Wednesday, June 19, 2013

The Twizzler Loophole



Sometimes when the girls are turned ALL THE WAY UP, they bombard me with questions, comments, complaints, instructions, demands, affection, and anything else that can be verbalized. It feels like someone dunking your head under water and letting you up for air for half a second before dunking you back under.

It's like drowning in little girls' voices and words. For the sake of self preservation I try all kinds of tricks and antics to finagle a moment of peace and quiet. Usually with minimal success.


Zari: Daddy is it almost lunch time?
Me: No it's only 9:30 Zari.
Morgan: Daddy I want to color. Can I color?
Me: Yeah, hold on, let me get the crayons.
Zari: Daddy are you going to give Morgan my crayons or her crayons?
Me: Why would I give her your crayons if she has her own.
Zari: I don't know.
Morgan: I want Zari's crayons.
Me: Too bad.
Zari: Daddy did you say too bad because Morgan is 2?
Me: No.
Morgan: I want to play with my puzzle.
Me: I thought you wanted to color.
Morgan: No I want to play with my puzzle.
Me: Fine.

(Give her the puzzle)

Zari: So you're not gonna give her my crayons?
Me: I never said I was.
Zari: Because she's not bigger than me and those are big girl crayons.
Me: Zari I'm not giving her your crayons. She's playing with her puzzle. Please leave me alone.
Zari: But..but...but...
Morgan: Stop saying "but" Zari.
Zari: No, you don't tell me what to say Morgee.
Morgan: Sowwy.
Zari: It's okay.

Me: Hey! Go sit down and take a talking break, please.
Zari: But daddy...
Morgan: Daddy I need help with my puzzle.
Me: Ask your sister.
Zari: I don't want to help her.
Me: Why not?
Zari: Daddy, you're not supposed to say why not?
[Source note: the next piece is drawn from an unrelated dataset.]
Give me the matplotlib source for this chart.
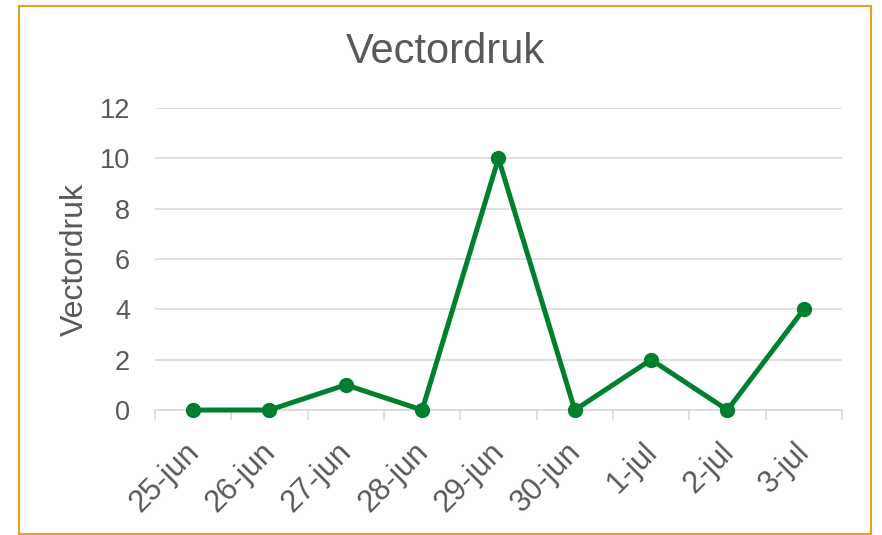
import matplotlib.pyplot as plt
from matplotlib.patches import Rectangle
from matplotlib.transforms import ScaledTranslation

dates = ['25-jun', '26-jun', '27-jun', '28-jun', '29-jun', '30-jun', '1-jul', '2-jul', '3-jul']
vectordruk = [0, 0, 1, 0, 10, 0, 2, 0, 4]

plt.rcParams['font.family'] = ['Liberation Sans', 'DejaVu Sans']
grey = '#595959'

fig = plt.figure(figsize=(8.82, 5.35), dpi=100)
ax = fig.add_axes([0.1757, 0.2336, 0.7789, 0.5645])

x = list(range(len(dates)))
ax.plot(x, vectordruk, color='#00802F', linewidth=3.6, marker='o', markersize=10,
        zorder=3, clip_on=False)

ax.set_xlim(-0.5, len(dates) - 0.5)
ax.set_ylim(0, 12)
ax.set_yticks([0, 2, 4, 6, 8, 10, 12])
ax.grid(axis='y', color='#D9D9D9', linewidth=1.2)
ax.set_axisbelow(True)

ax.set_xticks(x)
ax.set_xticklabels(dates, rotation=45, ha='right', rotation_mode='anchor')
ax.set_xticks([i - 0.5 for i in range(len(dates) + 1)], minor=True)
ax.tick_params(axis='x', which='major', length=0, pad=18, labelsize=22, labelcolor=grey)
ax.tick_params(axis='x', which='minor', length=7, width=1.2, color='#D9D9D9')
ax.tick_params(axis='y', length=0, pad=18, labelsize=19.5, labelcolor=grey)

# nudge the rotated labels a bit to the left
shift = ScaledTranslation(-0.09, -0.02, fig.dpi_scale_trans)
for lab in ax.get_xticklabels():
    lab.set_transform(lab.get_transform() + shift)

for s in ['top', 'right', 'left']:
    ax.spines[s].set_visible(False)
ax.spines['bottom'].set_color('#D9D9D9')
ax.spines['bottom'].set_linewidth(1.2)

ax.set_ylabel('Vectordruk', fontsize=23, color=grey)
ax.yaxis.set_label_coords(-0.095, 0.5)

fig.text(445 / 882, 1 - 52 / 535, 'Vectordruk', fontsize=30, color=grey, ha='center', va='center')

fig.patches.append(Rectangle((19 / 882, 1 / 535), 852 / 882, 528 / 535, transform=fig.transFigure,
                             fill=False, edgecolor='#E5A21E', linewidth=1.5))

fig.savefig('out.png', dpi=100, facecolor='white')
You're just supposed to say okay.
Morgan: Yeah daddy, you not supposed to say "why not".
Me: Okay, check this out. Whoever can stay quiet the longest gets one of daddy's Twizzlers.
Zari: Quiet?
Me: Yup. If you stay quiet longer than Morgee you can have a Twizzler but if you talk first then she gets the Twizzler.

They both take a moment to make sure they understand the proposition. Daddy NEVER shares his Twizzlers. He must be desperate.

Silence for about 2 minutes. And then...

Zari: Morgee can I have a bite of your Twizzler?


#Grrrr...

2 comments:

  1. omg--so cute!! how familiar. sounds a lot like conversations i had with my son....about 28 years ago!! I really enjoy your blog.

    ReplyDelete
    Replies
    1. Thank you Cheryl. The things they say sometimes may drive me crazy but I write about them so I never forget, lol.